As police officers, we’re often presented with the opportunity to meet various celebrities and other important people. Sometimes, we’re even placed in the unfortunate position of having to arrest a few of those VIP’s.
For example, I once served as training officer to a rookie who stopped a large, fancy tour bus for speeding, and the officer was quite surprised to see one of his favorite musicians behind the wheel—a very famous musician. The singer/guitarist was quick to announce his identity, as if the verbal identification had been necessary, hoping his fame would be enough to satisfy the appetite of the officer’s squalling radar unit.
The still wet-behind-the-ears officer, totally starstruck, tongue-tied, and rubber-kneed in the presence of the legend of stage and Radioland, immediately knew what he had to do. That’s right, my babbling trainee, with the speed and grace of a wild cheetah, was quick to snag the driver’s autograph, and then send the celebrity and his bus on their way to the next concert on the tour. And, when the officer returned to our patrol car he was grinning from ear to ear, like a mule eating briars.
The rookie officer shoved the signature-clad paper into my hands so I, too, could have a look at his prize. Sure enough, scrawled across the bottom of the traffic summons was the signature of one of the all-time greats of the music world. A golden voice and fancy guitar, though, do not qualify as exemptions to posted speed limits, especially when driving 82mph in a 45mph zone. I’d taught the young officer well.
Of course, I’ve had my own share of encounters with well-known celebrities and other people of fame, and such was the case of the man from Mars who insisted his use of a rusty ax to hack his sister-in-law to death was a direct order from his superiors on the red planet.
“You see,” he told me, “she wouldn’t allow the mother ship to return to earth. I had no choice. She’s evil, you know. Besides, she wouldn’t give me no money for cigarettes.”

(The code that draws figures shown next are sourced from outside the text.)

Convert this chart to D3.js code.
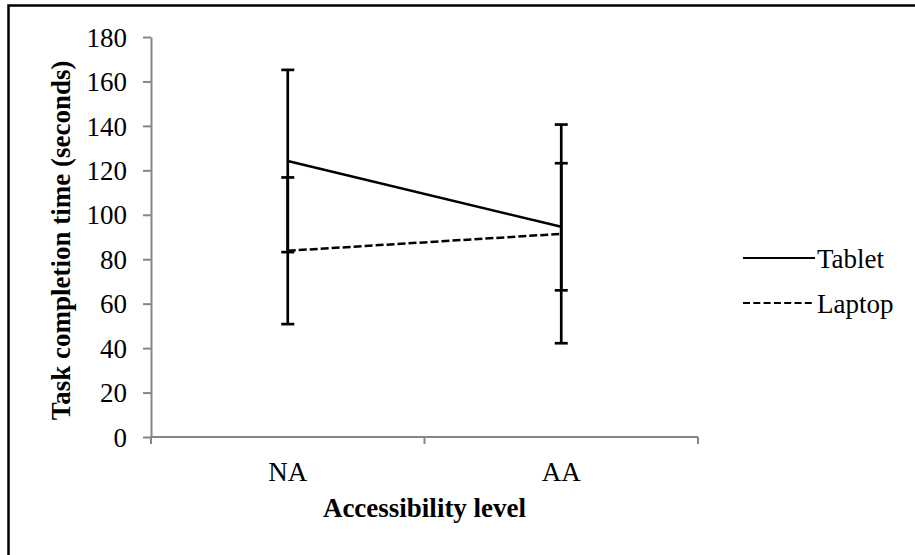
<!DOCTYPE html>
<html>
<head>
<meta charset="utf-8">
<script src="https://cdn.jsdelivr.net/npm/d3@7"></script>
<style>
  body { margin: 0; background: #fff; }
  text { font-family: "Liberation Serif", "Times New Roman", serif; fill: #000; }
</style>
</head>
<body>
<div id="chart"></div>
<script>
var levels = ["NA", "AA"];
var tablet = [124.2, 94.6];
var tabletErr = [41, 28.6];
var laptop = [83.8, 91.4];
var laptopErr = [33, 49.2];
var yTicks = [0, 20, 40, 60, 80, 100, 120, 140, 160, 180];

var serif = '"Liberation Serif", "Times New Roman", serif';

var margin = {
        left: 151,
        right: 217,
        top: 37,
        bottom: 118
    },
    width = 915,
    height = 555;

var svg = d3.select("#chart")
    .append("svg")
    .attr("width", width)
    .attr("height", height);

// frame round the figure
svg.append("rect")
    .attr("x", 8.5).attr("y", 5.5)
    .attr("width", 930).attr("height", 580)
    .attr("fill", "none")
    .attr("stroke", "#000")
    .attr("stroke-width", 2.5);

var x = d3.scaleBand()
    .domain(levels)
    .range([margin.left, width - margin.right]);

var y = d3.scaleLinear()
    .domain([0, 180])
    .range([height - margin.bottom, margin.top]);

var cx = function(d) { return x(d) + x.bandwidth() / 2; };

// y axis
var yAxis = svg.append("g")
    .attr("transform", "translate(" + margin.left + ",0)")
    .call(d3.axisLeft(y).tickValues(yTicks).tickSize(8).tickPadding(16).tickSizeOuter(0))
    .attr("font-family", serif);
yAxis.select(".domain").attr("stroke", "#868686").attr("stroke-width", 2);
yAxis.selectAll(".tick line").attr("stroke", "#868686").attr("stroke-width", 2);
yAxis.selectAll("text")
    .style("font-size", "27px")
    .style("font-family", serif)
    .attr("dy", "0.34em");

// x axis, ticks at band edges
var xAxisG = svg.append("g")
    .attr("transform", "translate(0," + y(0) + ")");
xAxisG.append("line")
    .attr("x1", margin.left).attr("x2", width - margin.right)
    .attr("stroke", "#868686").attr("stroke-width", 2);
var edges = [margin.left].concat(levels.map(function(d) { return x(d) + x.bandwidth(); }));
xAxisG.selectAll(".xt")
    .data(edges)
    .enter().append("line")
    .attr("x1", function(d) { return d; })
    .attr("x2", function(d) { return d; })
    .attr("y1", 0).attr("y2", 7)
    .attr("stroke", "#868686").attr("stroke-width", 2);
xAxisG.selectAll(".xl")
    .data(levels)
    .enter().append("text")
    .attr("x", cx)
    .attr("y", 44)
    .attr("text-anchor", "middle")
    .style("font-size", "27px")
    .style("font-family", serif)
    .text(function(d) { return d; });

// axis titles
svg.append("text")
    .attr("x", (margin.left + width - margin.right) / 2)
    .attr("y", 517)
    .attr("text-anchor", "middle")
    .style("font-size", "27px")
    .style("font-weight", "bold")
    .style("font-family", serif)
    .text("Accessibility level");

svg.append("text")
    .attr("transform", "translate(70," + y(88.5) + ") rotate(-90)")
    .attr("text-anchor", "middle")
    .style("font-size", "27px")
    .style("font-weight", "bold")
    .style("font-family", serif)
    .text("Task completion time (seconds)");

var series = [
    { name: "Tablet", values: tablet, err: tabletErr, dash: null },
    { name: "Laptop", values: laptop, err: laptopErr, dash: "8,3" }
];

var line = d3.line()
    .x(function(d, i) { return cx(levels[i]); })
    .y(function(d) { return y(d); });

series.forEach(function(s) {
    svg.append("path")
        .datum(s.values)
        .attr("d", line)
        .attr("fill", "none")
        .attr("stroke", "#000")
        .attr("stroke-width", 2.5)
        .attr("stroke-dasharray", s.dash);
});

// error bars
series.forEach(function(s) {
    var g = svg.append("g").attr("stroke", "#000").attr("stroke-width", 2.7);
    s.values.forEach(function(v, i) {
        var px = cx(levels[i]),
            lo = y(v - s.err[i]),
            hi = y(v + s.err[i]);
        g.append("line").attr("x1", px).attr("x2", px).attr("y1", lo).attr("y2", hi);
        g.append("line").attr("x1", px - 6.5).attr("x2", px + 6.5).attr("y1", lo).attr("y2", lo);
        g.append("line").attr("x1", px - 6.5).attr("x2", px + 6.5).attr("y1", hi).attr("y2", hi);
    });
});

// legend
var legend = svg.selectAll(".legend")
    .data(series)
    .enter().append("g")
    .attr("transform", function(d, i) { return "translate(743," + (258 + i * 45) + ")"; });
legend.append("line")
    .attr("x1", 0).attr("x2", 72)
    .attr("stroke", "#000")
    .attr("stroke-width", 2.2)
    .attr("stroke-dasharray", function(d) { return d.dash ? "7,3.3" : null; });
legend.append("text")
    .attr("x", 74)
    .attr("y", 10)
    .style("font-size", "27px")
    .style("font-family", serif)
    .text(function(d) { return d.name; });
</script>
</body>
</html>
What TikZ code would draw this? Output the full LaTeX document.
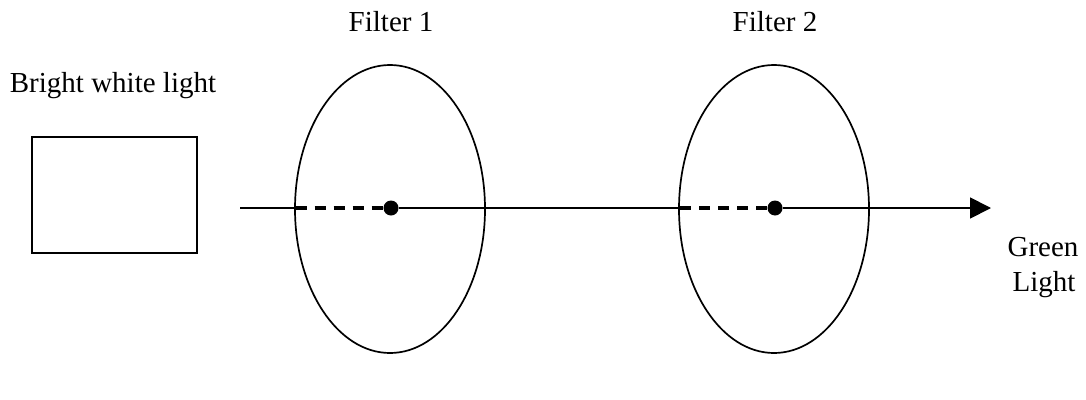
\documentclass[tikz,border=0pt]{standalone}
\usepackage{fontspec}
\setmainfont{Liberation Serif}
\usetikzlibrary{shapes.geometric,arrows.meta}
\begin{document}
\begin{tikzpicture}[x=1pt,y=-1pt,
  lbl/.style={font=\fontsize{29}{35}\selectfont, inner sep=0pt, anchor=base},
  filter/.style={draw, ellipse, line width=1.7pt, minimum width=190pt, minimum height=288pt, inner sep=0pt},
  srcbox/.style={draw, line width=1.9pt, minimum width=165pt, minimum height=116pt, inner sep=0pt},
  dotmark/.style={circle, fill=black, minimum size=15pt, inner sep=0pt},
  beam/.style={line width=1.8pt},
  hidden/.style={line width=3.2pt, dash pattern=on 11pt off 8pt}]
\useasboundingbox (0,0) rectangle (1086,399);
\node[srcbox] (src) at (114.5,195) {};
\node[lbl] (srclbl) at (113,92) {Bright white light};
\node[filter] (f1) at (390,209) {};
\node[filter] (f2) at (774,209) {};
\node[lbl] (f1lbl) at (391,31) {Filter 1};
\node[lbl] (f2lbl) at (775,31) {Filter 2};
\node[dotmark] (d1) at (391,208) {};
\node[dotmark] (d2) at (775,208) {};
\coordinate (start) at (240,208);
\coordinate (e1) at (295.5,208);
\coordinate (e2) at (680,208);
\coordinate (tip) at (991,208);
\node[lbl] (green) at (1043,256) {Green};
\node[lbl] (light) at (1044,291) {Light};
\draw[beam] (start) -- (e1);
\draw[hidden] (e1) -- (d1.west);
\draw[beam] (d1) -- (e2);
\draw[hidden] (e2) -- (d2.west);
\draw[beam, -{Triangle[length=21pt,width=21pt]}] (d2) -- (tip);
\end{tikzpicture}
\end{document}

Then there was the time I responded to the call of a man walking in the median between the north and southbound lanes of a major interstate highway. When I finally located the man, I pulled my patrol car off the roadway and approached on foot. He stood waiting for me in the center of the median strip, in the soft light of a near full moon. My gaze was immediately drawn to his sandal-clad feet and long, wavy brown hair fluttering gently in the night breeze. He held out his right hand for me to shake and, in an unusually soothing and calm voice, introduced himself as …
I must admit, I paused for a second before moving along to serious questions, like, “Do you have any identification?” Of course, when I did ask, he gave me that look. You know the one. The “Seriously, you need to see MY identification?” look. Well, as luck would have it, the guy wasn’t the Son of God after all. Instead, he was a slightly out of touch homeless man from Richmond who actually thought he was Jesus. And to think that I could have been the first in line to meet Him when He returned.

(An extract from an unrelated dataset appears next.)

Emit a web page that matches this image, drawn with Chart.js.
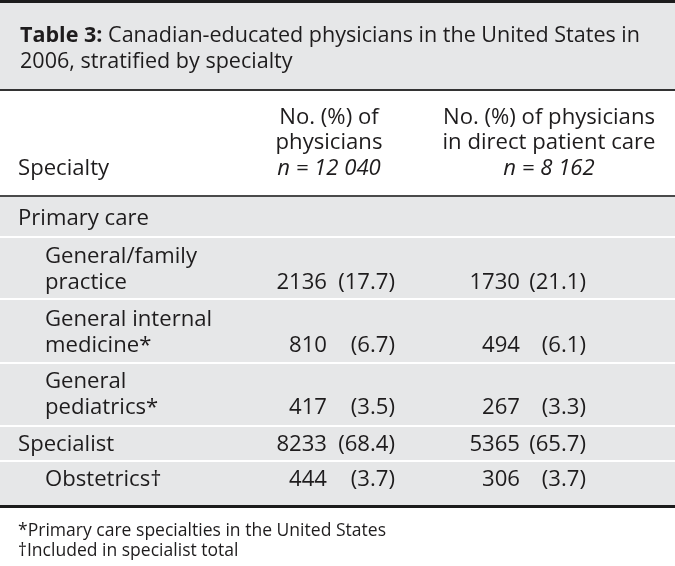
<!DOCTYPE html>
<html>
<head>
<meta charset="utf-8">
<script src="https://cdn.jsdelivr.net/npm/chart.js@4"></script>
<style>
  html, body { margin: 0; padding: 0; background: #fff; }
  #wrap { width: 675px; height: 566px; }
</style>
</head>
<body>
<div id="wrap"><canvas id="tbl" width="675" height="566"></canvas></div>
<script>
// table data
const titleBold = "Table 3:";
const titleLines = [" Canadian-educated physicians in the United States in", "2006, stratified by specialty"];
const headFirst = "Specialty";
const headAll = ["No. (%) of", "physicians", "n = 12 040"];
const headDpc = ["No. (%) of physicians", "in direct patient care", "n = 8 162"];
const specialties = [["Primary care"], ["General/family", "practice"], ["General internal", "medicine*"], ["General", "pediatrics*"], ["Specialist"], ["Obstetrics\u2020"]];
const indented = [false, true, true, true, false, true];
const allCount = [null, 2136, 810, 417, 8233, 444];
const allPct = [null, 17.7, 6.7, 3.5, 68.4, 3.7];
const dpcCount = [null, 1730, 494, 267, 5365, 306];
const dpcPct = [null, 21.1, 6.1, 3.3, 65.7, 3.7];
const footnotes = ["*Primary care specialties in the United States", "\u2020Included in specialist total"];

// layout (in chart units == px)
const rowTop = [197, 238, 300, 364, 427, 462];
const rowBottom = [236, 298, 362, 425, 460, 505];
const rowLineY = [[219], [257, 283], [320, 346], [382, 408], [445], [480]];
const FONT = "'Open Sans', sans-serif";
const INK = "#1e1c1d";
const GREY = "#e6e7e8";

// the source face is narrower than anything installed, so squeeze horizontally
let sx = 1;
function squeeze(ctx, font, text, target) {
  ctx.font = font;
  return target / ctx.measureText(text).width;
}
function put(ctx, text, x, y, align) {
  ctx.save();
  ctx.translate(x, y);
  ctx.scale(sx, 1);
  ctx.textAlign = align || "left";
  ctx.fillText(text, 0, 0);
  ctx.restore();
}

const tablePlugin = {
  id: "table",
  beforeDraw(chart) {
    const { ctx, scales: { x, y } } = chart;
    const X = v => x.getPixelForValue(v);
    const Y = v => y.getPixelForValue(v);
    const W = X(675) - X(0);
    ctx.save();
    // title band
    ctx.fillStyle = GREY;
    ctx.fillRect(X(0), Y(0), W, Y(90) - Y(0));
    ctx.fillStyle = "#1c1c1c";
    ctx.fillRect(X(0), Y(0), W, Y(3) - Y(0));
    ctx.fillStyle = "#333";
    ctx.fillRect(X(0), Y(89), W, 2);
    // header bottom line
    ctx.fillStyle = "#4a4a4a";
    ctx.fillRect(X(0), Y(195), W, 2);
    // body rows
    ctx.fillStyle = GREY;
    rowTop.forEach((t, i) => {
      ctx.fillRect(X(0), Y(t), W, Y(rowBottom[i]) - Y(t));
    });
    ctx.fillStyle = "#1c1c1c";
    ctx.fillRect(X(0), Y(505), W, 3);
    ctx.restore();
  },
  afterDraw(chart) {
    const { ctx, scales: { x, y } } = chart;
    const X = v => x.getPixelForValue(v);
    const Y = v => y.getPixelForValue(v);
    ctx.save();
    ctx.fillStyle = INK;
    ctx.textBaseline = "middle";

    // title
    const tReg = "22px " + FONT, tBold = "bold 22px " + FONT;
    ctx.font = tBold;
    const bw = ctx.measureText(titleBold).width;
    ctx.font = tReg;
    sx = 620 / (bw + ctx.measureText(titleLines[0]).width);
    ctx.font = tBold;
    put(ctx, titleBold, X(20), Y(36));
    ctx.font = tReg;
    put(ctx, titleLines[0], X(20) + bw * sx, Y(36));
    put(ctx, titleLines[1], X(20), Y(62));

    // header
    const body = "22px " + FONT;
    const bodyIt = "italic " + body;
    sx = squeeze(ctx, body, "General/family", 152);
    ctx.font = body;
    put(ctx, headFirst, X(18), Y(169));
    [118, 143, 169].forEach((ly, i) => {
      ctx.font = i === 2 ? bodyIt : body;
      put(ctx, headAll[i], X(329), Y(ly), "center");
      put(ctx, headDpc[i], X(549), Y(ly), "center");
    });

    // body rows
    ctx.font = body;
    specialties.forEach((lines, i) => {
      lines.forEach((s, k) => {
        put(ctx, s, X(indented[i] ? 45 : 18), Y(rowLineY[i][k]));
      });
      if (allCount[i] == null) return;
      const ly = Y(rowLineY[i][lines.length - 1]);
      put(ctx, String(allCount[i]), X(327), ly, "right");
      put(ctx, "(" + allPct[i].toFixed(1) + ")", X(395), ly, "right");
      put(ctx, String(dpcCount[i]), X(520), ly, "right");
      put(ctx, "(" + dpcPct[i].toFixed(1) + ")", X(586), ly, "right");
    });

    // footnotes
    const foot = "19px " + FONT;
    sx = squeeze(ctx, foot, footnotes[0], 368);
    ctx.font = foot;
    put(ctx, footnotes[0], X(18), Y(531));
    put(ctx, footnotes[1], X(18), Y(551));
    ctx.restore();
  }
};

new Chart(document.getElementById("tbl"), {
  type: "scatter",
  data: { datasets: [{ data: [], pointRadius: 0 }] },
  options: {
    responsive: false,
    animation: false,
    layout: { padding: 0 },
    plugins: { legend: { display: false }, tooltip: { enabled: false } },
    scales: {
      x: { type: "linear", min: 0, max: 675, display: false },
      y: { type: "linear", min: 0, max: 566, reverse: true, display: false }
    }
  },
  plugins: [tablePlugin]
});
</script>
</body>
</html>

Of course, there was Elvis, the rock and roll legend I had to remove from an elderly lady’s refrigerator once or twice each month so she could watch TV without the interruption of endless choruses of “Blue Suede Shoes” and “Jailhouse Rock.” Not to mention how annoying it can be when Elvis slips in behind the cheesecake to steal our radio and TV signals.

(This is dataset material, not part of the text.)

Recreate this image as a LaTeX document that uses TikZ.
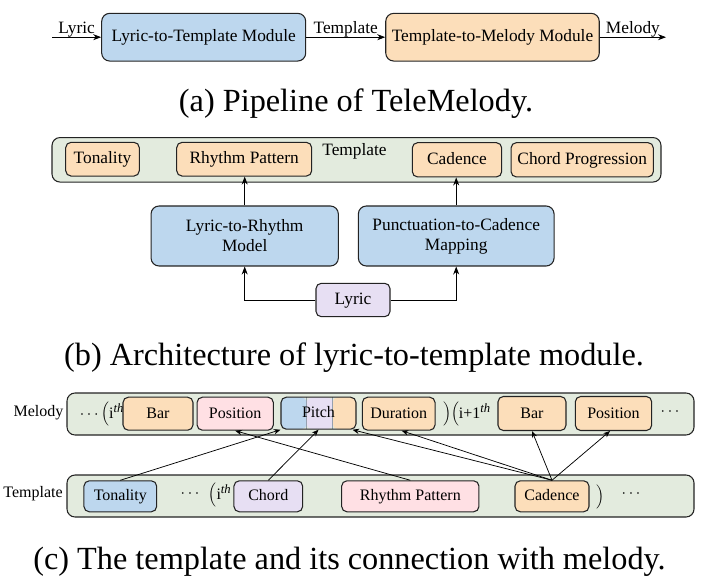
\documentclass[tikz,border=0pt]{standalone}
\usepackage{fontspec}
\setmainfont{Liberation Serif}
\usetikzlibrary{arrows.meta,calc}
\definecolor{cblue}{RGB}{189,215,238}
\definecolor{corange}{RGB}{252,222,186}
\definecolor{cgreen}{RGB}{227,235,222}
\definecolor{cpink}{RGB}{255,224,228}
\definecolor{cpurple}{RGB}{231,223,243}
\definecolor{bdr}{RGB}{35,35,35}
\definecolor{divc}{RGB}{150,160,175}
\newcommand\fA{\fontsize{13}{15}\selectfont}
\newcommand\fC{\fontsize{12}{14}\selectfont}
\newcommand\fCap{\fontsize{24.2}{29}\selectfont}
\newcommand\thsup{$^{\mbox{\fontsize{9.5}{10}\selectfont\itshape th}}$}
\begin{document}
\begin{tikzpicture}[x=0.75pt, y=-0.75pt,
  W/.style={minimum width=#1*0.75pt},
  H/.style={minimum height=#1*0.75pt},
  box/.style={draw=bdr, line width=0.8pt, rounded corners=4pt, inner sep=0pt, align=center},
  oneline/.style={text height=0.8em, text depth=0.12em},
  big/.style={box, rounded corners=6pt, font=\fA},
  sm/.style={box, oneline, font=\fA},
  cb/.style={box, oneline, font=\fC},
  grp/.style={draw=bdr, line width=0.8pt, rounded corners=6pt, fill=cgreen, inner sep=0pt},
  lbl/.style={inner sep=0pt, font=\fA},
  lblc/.style={inner sep=0pt, font=\fC},
  arr/.style={-{Stealth[length=6pt,width=4.5pt]}, line width=0.6pt},
  arrc/.style={-{Stealth[length=5pt,width=4pt]}, line width=0.55pt},
  captext/.style={inner sep=0pt, font=\fCap},
]
\path[use as bounding box] (0,0) rectangle (709,584);

% ---------- (a)
\node[big, oneline, fill=cblue, W=204, H=47.7] (ltm) at (203.7,37.2) {Lyric-to-Template Module};
\node[big, oneline, fill=corange, W=213.5, H=47.7] (tmm) at (492.5,37.2) {Template-to-Melody Module};
\coordinate (lin) at (52,37.2);
\coordinate (mout) at (666,37.2);
\draw[arr] (lin) -- node[lbl, anchor=base, yshift=2.5pt] {Lyric} (ltm.west);
\draw[arr] (ltm.east) -- node[lbl, anchor=base, yshift=2.5pt] {Template} (tmm.west);
\draw[arr] (tmm.east) -- node[lbl, anchor=base, yshift=2.5pt] {Melody} (mout);
\node[captext] (capa) at (356,104) {(a) Pipeline of TeleMelody.};

% ---------- (b)
\node[grp, W=609, H=44.5] (tplb) at (356.5,159.8) {};
\node[sm, fill=corange, W=73.6, H=33.7] (bton) at (102.5,159.2) {Tonality};
\node[sm, fill=corange, W=135, H=33.7] (brp) at (244.2,159.2) {Rhythm Pattern};
\node[sm, fill=corange, W=89.4, H=34.3] (bcad) at (457,159.8) {Cadence};
\node[sm, fill=corange, W=142.3, H=34.3] (bcp) at (582.2,159.8) {Chord Progression};
\node[lbl] (btlab) at (354.5,151.7) {Template};
\node[big, fill=cblue, W=187.3, H=60] (ltr) at (244.7,236) {Lyric-to-Rhythm\\Model};
\node[big, fill=cblue, W=195.7, H=60] (ptc) at (456.2,236) {Punctuation-to-Cadence\\Mapping};
\node[sm, fill=cpurple, W=74, H=33.4] (blyr) at (353,300) {Lyric};
\draw[arr] (blyr.west) -| (ltr.south);
\draw[arr] (blyr.east) -| (ptc.south);
\draw[arr] (ltr.north) -- (ltr.north |- brp.south);
\draw[arr] (ptc.north) -- (ptc.north |- bcad.south);
\node[captext] (capb) at (354,358) {(b) Architecture of lyric-to-template module.};

% ---------- (c)
\node[grp, W=627, H=42] (mel) at (380.5,414) {};
\node[grp, W=627, H=42] (tem) at (380.5,496) {};
\node[lblc] (mlab) at (38.5,413) {Melody};
\node[lblc] (tlab) at (33,494) {Template};
\node[lblc] (md1) at (102,414) {$\cdots\Bigl($i\thsup};
\node[cb, fill=corange, W=70, H=33] (bar1) at (158,413.7) {Bar};
\node[cb, fill=cpink, W=76.3, H=33] (pos1) at (235.2,413.7) {Position};
\node[cb, W=75, H=32, path picture={
  \fill[cblue] (path picture bounding box.south west) rectangle ([xshift=19.3pt]path picture bounding box.north west);
  \fill[cpurple] ([xshift=19.3pt]path picture bounding box.south west) rectangle ([xshift=38.8pt]path picture bounding box.north west);
  \fill[corange] ([xshift=38.8pt]path picture bounding box.south west) rectangle (path picture bounding box.north east);
  \draw[divc, line width=0.5pt] ([xshift=19.3pt]path picture bounding box.south west) -- ([xshift=19.3pt]path picture bounding box.north west);
  \draw[divc, line width=0.5pt] ([xshift=38.8pt]path picture bounding box.south west) -- ([xshift=38.8pt]path picture bounding box.north west);
}] (pitch) at (318.5,413.2) {Pitch};
\node[cb, fill=corange, W=72.7, H=33] (dur) at (398.7,413.7) {Duration};
\node[lblc] (md2) at (467,414) {$\Bigr)\Bigl($i+1\thsup};
\node[cb, fill=corange, W=68, H=34] (bar2) at (532,413.5) {Bar};
\node[cb, fill=corange, W=76.4, H=34] (pos2) at (613.5,413.5) {Position};
\node[lblc] (md3) at (670,412) {$\cdots$};

\node[cb, fill=cblue, W=72.7, H=31] (tton) at (120.3,496.3) {Tonality};
\node[lblc] (td1) at (190,494) {$\cdots$};
\node[lblc] (td2) at (220,495) {$\Bigl($i\thsup};
\node[cb, fill=cpurple, W=68.7, H=31] (chd) at (268.3,496.3) {Chord};
\node[cb, fill=cpink, W=137.3, H=31] (trp) at (410.3,496.3) {Rhythm Pattern};
\node[cb, fill=corange, W=74, H=31] (tcad) at (552,496.3) {Cadence};
\node[lblc] (td3) at (600,496.5) {$\Bigr)$};
\node[lblc] (td4) at (631,494) {$\cdots$};

\draw[arrc] (tton.north) -- (pitch.south west);
\draw[arrc] (chd.north) -- (pitch.south);
\draw[arrc] (trp.north) -- (pos1.south);
\draw[arrc] (tcad.north) -- ($(pitch.south east)+(-4,0)$);
\draw[arrc] (tcad.north) -- ($(dur.south)+(3,0)$);
\draw[arrc] (tcad.north) -- (bar2.south);
\draw[arrc] (tcad.north) -- ($(pos2.south)+(-3.5,0)$);

\node[captext] (capc) at (349.5,562) {(c) The template and its connection with melody.};
\end{tikzpicture}
\end{document}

Things could have been worse, I suppose. At least I never encountered one of today’s politicians. Although, I did stop the speeding car of a diplomat, and that was a can of worms I wished I’d not opened. And then there was the time I arrested a man who was wanted by the Secret Service and FBI for threatening to kill President Clinton.
If my handcuffs could talk … oh, the stories they could tell.